A very large number of them, perhaps 60 000, choose to head for little Karoo towns like Hanover, Victoria West, De Aar, Vosburg and Philipstown. Here they seek out the tallest trees, usually bluegums or pines, and roost tightly together, each tree harbouring hundreds, sometimes thousands, of lesser kestrels.
They are no larger than rock pigeons. The females are an elegant fawn colour with dark brown markings. The males are more rufous, with grey heads and greyish wing feathers.
These kestrels are flight addicts. Once they’ve finished hawking for insects and mice from telephone wires and fence posts for the day, they come back to town, gliding and rising exuberantly on thermals until long after the sun has gone down and they are no more than dark silhouettes. And they’re gone long before dawn the next morning.
In the third week of January, when numbers are at a peak, volunteers head out to count them. The only time to gain a real idea of their numbers is first thing in the morning, as they leave their roosts. But truly, it is akin to mission impossible.
They give little or no warning before they burst out of the tree in an explosion of pale wings and feathers, wheeling around briefly before heading out into the veld.

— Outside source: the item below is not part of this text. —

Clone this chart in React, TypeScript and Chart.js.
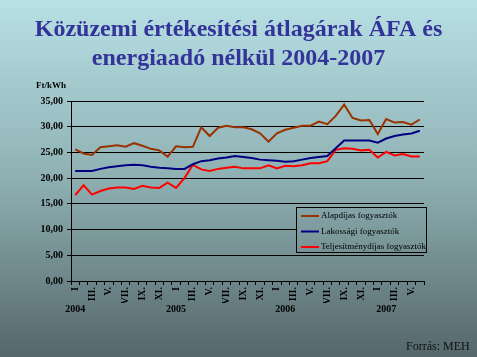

Ronelle Visagie of the Endangered Wildlife Trust’s Birds of Prey Programme has to get up at 4am, and then stands among roosting trees with a battered old voice recorder in one hand and her binoculars in another.
I eavesdropped on her once in De Aar.
'Two thousand in the hospital tree. Three hundred from the tree in front of the school. Another thousand from a bluegum in the hospital grounds. Five hundred from the tree near the water tower...'
Each count is at best a guesstimate. They give little or no warning before they burst out of the tree in an explosion of pale wings and feathers, wheeling around briefly before heading out into the veld.
They really are mystery birds. It’s assumed that the Karoo’s lesser kestrels (which come here to eat insects, moult and get a little peace and quiet) come from the Steppes because a ringed lesser kestrel found in 1975 and another in 1983 came from Russia.
A decade later, a lesser kestrel ringed in South Africa was found by a prince in Saudi Arabia, which might be on their flight path. But that is the sum total of our knowledge on their origins.
The other mystery is why they prefer to roost in Karoo towns rather than in trees on quieter farmsteads. Do they find it easier to navigate their way back to a town?
It’s March now, and they’re readying themselves to leave on their 10 000km flight back to their breeding grounds. You can still see them hawking for prey on the side of the road. In a few weeks, they’ll be gone, and the Karoo will look a little lonelier without them.